さて、散歩は折り返し地点を過ぎ、作家はここで北口に出て東京女子大方面へ歩いて(帰って)いきます。

 散歩メンバーはここで休憩。西荻で一番古い洋菓子屋といえば「こけし屋」。戦後にこけし屋の喫茶店ができ、レストランも始まって、やがて文化人が集まって定期的に「カルヴァドスの会」を開催するようになりました。木山捷平はこの会に参加したことがありました。
別館のテラスレストランでひと息ついて、今度は神明通りを荻窪方面に少し南下します。昭和24年から約3年住んだ部屋の当時住所は西荻窪1-1。『貸間さがし』に出てくる二階建の小山宅はもうなく、アパートになっていました。すぐ先にはかつて田村泰次郎(小説「肉体の門」で一世を風靡した作家)の邸宅跡があります。萬里さんは中学3年生の時に都立高校の受験を考えて上京してきましたが、その数年もの間、時折夫人が上京する時以外は木山捷平は一人暮らし。不自由な生活の上に、心身の調子を崩して執筆ができませんでした。
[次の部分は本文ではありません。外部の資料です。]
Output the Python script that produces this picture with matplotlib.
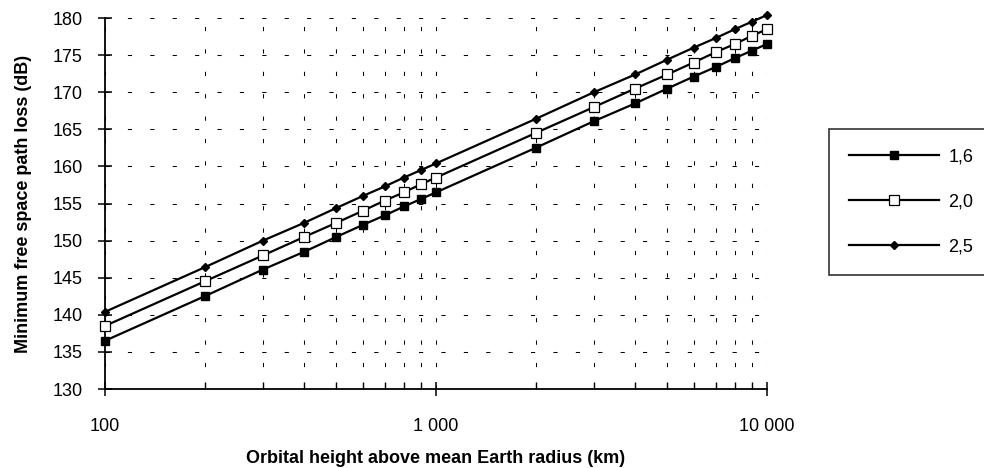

そのあと、よりよい部屋を探して(その間、みさを夫人が金策と新居の土地探しに奔走していた)2回近くに転居をしていますが、昭和27年の12月、晴れて木山捷平一家は練馬区の立野町に移ります。
西荻時代には駅前の南口(今だとパチンコ屋から柳小路通りをすっぽり含む三角に囲まれた繁華街にあたります)の寿司屋に中華屋、飲み屋にバーに碁会所と、日記に出てくるのでその界わいを歩いていた木山捷平を想像しながら、南口の駅前で散歩は終了しました。

 下見をした時には気づかない古い建物や、参加者の知っている場所なども加わって、秋の散歩シーズンにぴったりの楽しい2時間半のコースとなりました。